Prepare Ingredients:Peel ginger and thinly slice. Pat dry chicken with paper towel. Halve lengthwise, then slice into thin, bite-sized strips. Trim ends and de-string snow peas. Cut in half on a slight angle.
Cook Chicken:In a medium high-sided pan (or pot) over medium heat, bring coconut milk to a simmer. Season chicken with salt. When coconut milk is simmering, add chicken and ginger and cook, about 3-5 minutes. Once chicken is cooked, remove using a slotted spoon and set aside, reserving coconut milk in pan.

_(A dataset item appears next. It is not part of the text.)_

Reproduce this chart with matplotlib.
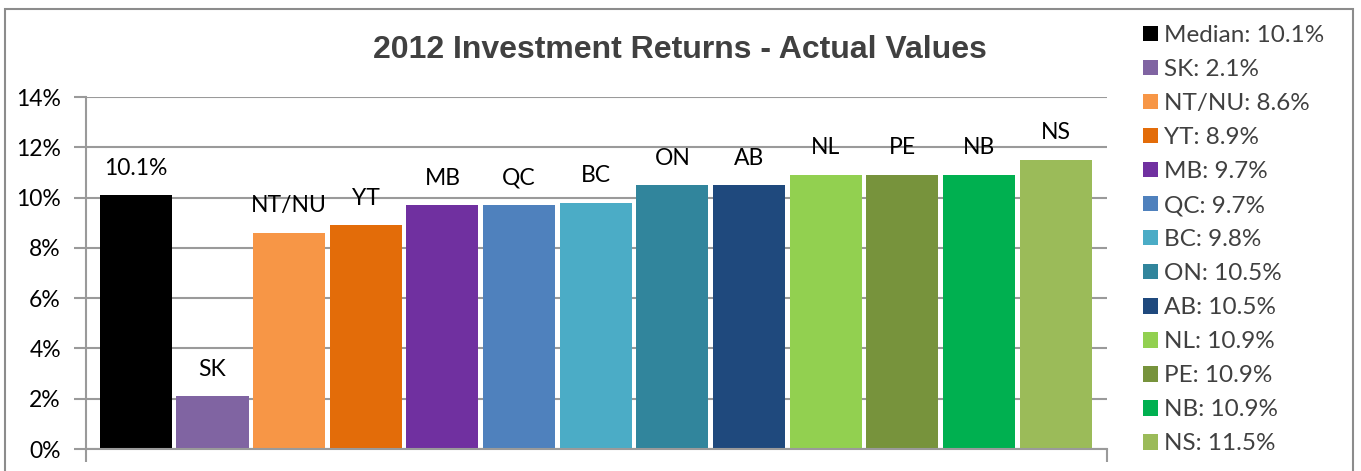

Make Peanut Curry:Add peanut butter and YPI Thai Curry Base to pan with coconut milk and stir to combine. Simmer until flavours are melded and curry is smooth, about 5 minutes.
Add Veg:Add chicken back to pan. Add snow peas and simmer for 2 minutes. Taste and add salt as needed. Stir in the spinach and immediately remove pan from heat.
You Plate It:Transfer cooked sticky rice to a clean dry surface. Using a wooden spoon, knead, flattening rice in an even layer, then folding it over itself. Repeat until rice is sticky, then roll into a ball. Divide rice, chicken curry evenly between bowls. Garnish with chopped peanuts Enjoy!